* BEGIN *

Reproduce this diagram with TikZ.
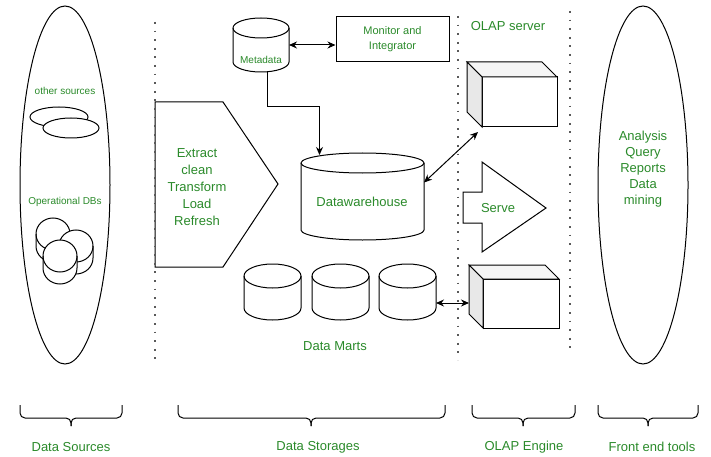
\documentclass[tikz,border=0pt]{standalone}
\usepackage{fontspec}
\setmainfont{Liberation Sans}
\usetikzlibrary{arrows.meta,shapes.geometric}
\definecolor{txtgreen}{HTML}{2A8A2A}

% cylinder: name, left x, top y, width, height, ellipse y radius
\newcommand{\drawdb}[6]{%
  \node[minimum width=#4pt, minimum height=#5pt, inner sep=0pt, outer sep=0pt, anchor=north west] (#1) at (#2,#3) {};
  \draw[shp] ([yshift=-#6pt]#1.north west) -- ([yshift=#6pt]#1.south west)
    arc[start angle=180, end angle=360, x radius=#4pt/2, y radius=#6pt]
    -- ([yshift=-#6pt]#1.north east)
    arc[start angle=0, end angle=180, x radius=#4pt/2, y radius=#6pt] -- cycle;
  \draw[line width=1pt] ([yshift=-#6pt]#1.north west)
    arc[start angle=180, end angle=360, x radius=#4pt/2, y radius=#6pt];
}
% cube: name, left x, top y, width, height, depth
\newcommand{\drawcube}[6]{%
  \node[shp, minimum width=#4pt, minimum height=#5pt, inner sep=0pt, outer sep=0pt, anchor=north west] (#1) at (#2,#3) {};
  \coordinate (#1-back) at ([shift={(-#6pt,#6pt)}]#1.north west);
  \draw[shp, fill=gray!8] (#1-back) -- ([shift={(-#6pt,#6pt)}]#1.north east) -- (#1.north east) -- (#1.north west) -- cycle;
  \draw[shp, fill=gray!18] (#1-back) -- (#1.north west) -- (#1.south west) -- ([shift={(-#6pt,#6pt)}]#1.south west) -- cycle;
}

\tikzset{
  shp/.style={draw, line width=1pt, fill=white},
  lbl/.style={text=txtgreen, font=\fontsize{13}{16}\selectfont, align=center, inner sep=0pt},
  smalllbl/.style={lbl, font=\fontsize{10}{12}\selectfont},
  arr/.style={-{Stealth[length=8pt,width=7pt]}, line width=1pt},
  darr/.style={{Stealth[length=8pt,width=7pt]}-{Stealth[length=8pt,width=7pt]}, line width=1pt},
  sep/.style={line width=1.8pt, dash pattern=on 1.8pt off 6.8pt, black!65},
  brk/.style={line width=1pt, rounded corners=5pt},
}

\begin{document}
\begin{tikzpicture}[x=1pt, y=-1pt]
    \useasboundingbox (0,0) rectangle (711,457);

    % Data sources
    \node[ellipse, draw, line width=1pt, minimum width=90pt, minimum height=358pt] (srcs) at (65,185) {};
    \node[smalllbl] (othertxt) at (65,91) {other sources};
    \node[ellipse, shp, minimum width=58pt, minimum height=20pt] (src1) at (59,117) {};
    \node[ellipse, shp, minimum width=56pt, minimum height=20pt] (src2) at (71,128) {};
    \node[smalllbl] (opdbtxt) at (65,202) {Operational DBs};
    \drawdb{odb1}{36}{218}{34}{44}{16}
    \drawdb{odb2}{59}{230}{34}{44}{16}
    \drawdb{odb3}{43}{240}{34}{44}{16}

    % ETL
    \draw[shp] (155,102) -- (223,102) -- (278,184) -- (223,267) -- (155,267) -- cycle;
    \node[lbl, font=\fontsize{13}{17}\selectfont] (etltxt) at (197,187) {Extract\\clean\\Transform\\Load\\Refresh};

    % Storage
    \drawdb{meta}{233}{18}{56}{54}{10}
    \node[smalllbl] (metatxt) at (261,60) {Metadata};
    \node[draw, line width=1pt, minimum width=113pt, minimum height=45pt, text=txtgreen,
          font=\fontsize{11}{15}\selectfont, align=center] (mon) at (392.5,39.5) {Monitor and\\Integrator};
    \drawdb{dw}{301}{153}{123}{87}{10}
    \node[lbl] (dwtxt) at (362,202) {Datawarehouse};
    \foreach \i/\x in {1/244,2/312,3/379}
        \drawdb{m\i}{\x}{264}{57}{56}{12};
    \node[lbl] (marttxt) at (335,346) {Data Marts};

    % OLAP
    \node[lbl] (olaptxt) at (508,26) {OLAP server};
    \drawcube{c1}{482}{77}{75}{50}{15}
    \drawcube{c2}{483}{279}{76}{49}{14}
    \draw[shp] (463,192) -- (482,192) -- (482,162) -- (546,208) -- (482,252) -- (482,223) -- (463,223) -- cycle;
    \node[lbl] (servetxt) at (498,208) {Serve};

    % Front end
    \node[ellipse, draw, line width=1pt, minimum width=90pt, minimum height=358pt] (tools) at (643,185) {};
    \node[lbl] (tooltxt) at (643,169.5) {Analysis\\Query\\Reports\\Data\\mining};

    % Separators
    \draw[sep] (155,22) -- (155,364);
    \draw[sep] (458,16) -- (458,360);
    \draw[sep] (570,11) -- (570,354);

    % Connectors
    \draw[darr] (meta.east) -- (meta.east -| mon.west);
    \draw[arr] ([xshift=6pt]meta.south) -- ++(0,35) -| ([xshift=-43pt,yshift=-2pt]dw.north);
    \draw[darr] ([yshift=14pt]dw.east) -- ([shift={(-4pt,-5pt)}]c1.south west);
    \draw[darr] ([yshift=-11pt]m3.east) -- ([yshift=-11pt]m3.east -| c2-back);

    % Brackets
    \foreach \a/\b/\c in {20/122/71, 178/445/311, 472/575/523, 598/698/648} {
        \draw[brk] (\a,405) -- (\a,418) -- (\c,418) -- (\c,426);
        \draw[brk] (\b,405) -- (\b,418) -- (\c,418) -- (\c,426);
    }
    \node[lbl] (srclbl) at (71,447) {Data Sources};
    \node[lbl] (storlbl) at (318,447) {Data Storages};
    \node[lbl] (englbl) at (524,447) {OLAP Engine};
    \node[lbl] (endlbl) at (652,447) {Front end tools};
\end{tikzpicture}
\end{document}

* END *

- The task -
Leave out the pictures and restate, word for word, the lines from the top of the data through the line containing "(0,0) rectangle (711,457);", both included.

- Answer for this exercise -
Reproduce this diagram with TikZ.
\documentclass[tikz,border=0pt]{standalone}
\usepackage{fontspec}
\setmainfont{Liberation Sans}
\usetikzlibrary{arrows.meta,shapes.geometric}
\definecolor{txtgreen}{HTML}{2A8A2A}

% cylinder: name, left x, top y, width, height, ellipse y radius
\newcommand{\drawdb}[6]{%
  \node[minimum width=#4pt, minimum height=#5pt, inner sep=0pt, outer sep=0pt, anchor=north west] (#1) at (#2,#3) {};
  \draw[shp] ([yshift=-#6pt]#1.north west) -- ([yshift=#6pt]#1.south west)
    arc[start angle=180, end angle=360, x radius=#4pt/2, y radius=#6pt]
    -- ([yshift=-#6pt]#1.north east)
    arc[start angle=0, end angle=180, x radius=#4pt/2, y radius=#6pt] -- cycle;
  \draw[line width=1pt] ([yshift=-#6pt]#1.north west)
    arc[start angle=180, end angle=360, x radius=#4pt/2, y radius=#6pt];
}
% cube: name, left x, top y, width, height, depth
\newcommand{\drawcube}[6]{%
  \node[shp, minimum width=#4pt, minimum height=#5pt, inner sep=0pt, outer sep=0pt, anchor=north west] (#1) at (#2,#3) {};
  \coordinate (#1-back) at ([shift={(-#6pt,#6pt)}]#1.north west);
  \draw[shp, fill=gray!8] (#1-back) -- ([shift={(-#6pt,#6pt)}]#1.north east) -- (#1.north east) -- (#1.north west) -- cycle;
  \draw[shp, fill=gray!18] (#1-back) -- (#1.north west) -- (#1.south west) -- ([shift={(-#6pt,#6pt)}]#1.south west) -- cycle;
}

\tikzset{
  shp/.style={draw, line width=1pt, fill=white},
  lbl/.style={text=txtgreen, font=\fontsize{13}{16}\selectfont, align=center, inner sep=0pt},
  smalllbl/.style={lbl, font=\fontsize{10}{12}\selectfont},
  arr/.style={-{Stealth[length=8pt,width=7pt]}, line width=1pt},
  darr/.style={{Stealth[length=8pt,width=7pt]}-{Stealth[length=8pt,width=7pt]}, line width=1pt},
  sep/.style={line width=1.8pt, dash pattern=on 1.8pt off 6.8pt, black!65},
  brk/.style={line width=1pt, rounded corners=5pt},
}

\begin{document}
\begin{tikzpicture}[x=1pt, y=-1pt]
    \useasboundingbox (0,0) rectangle (711,457);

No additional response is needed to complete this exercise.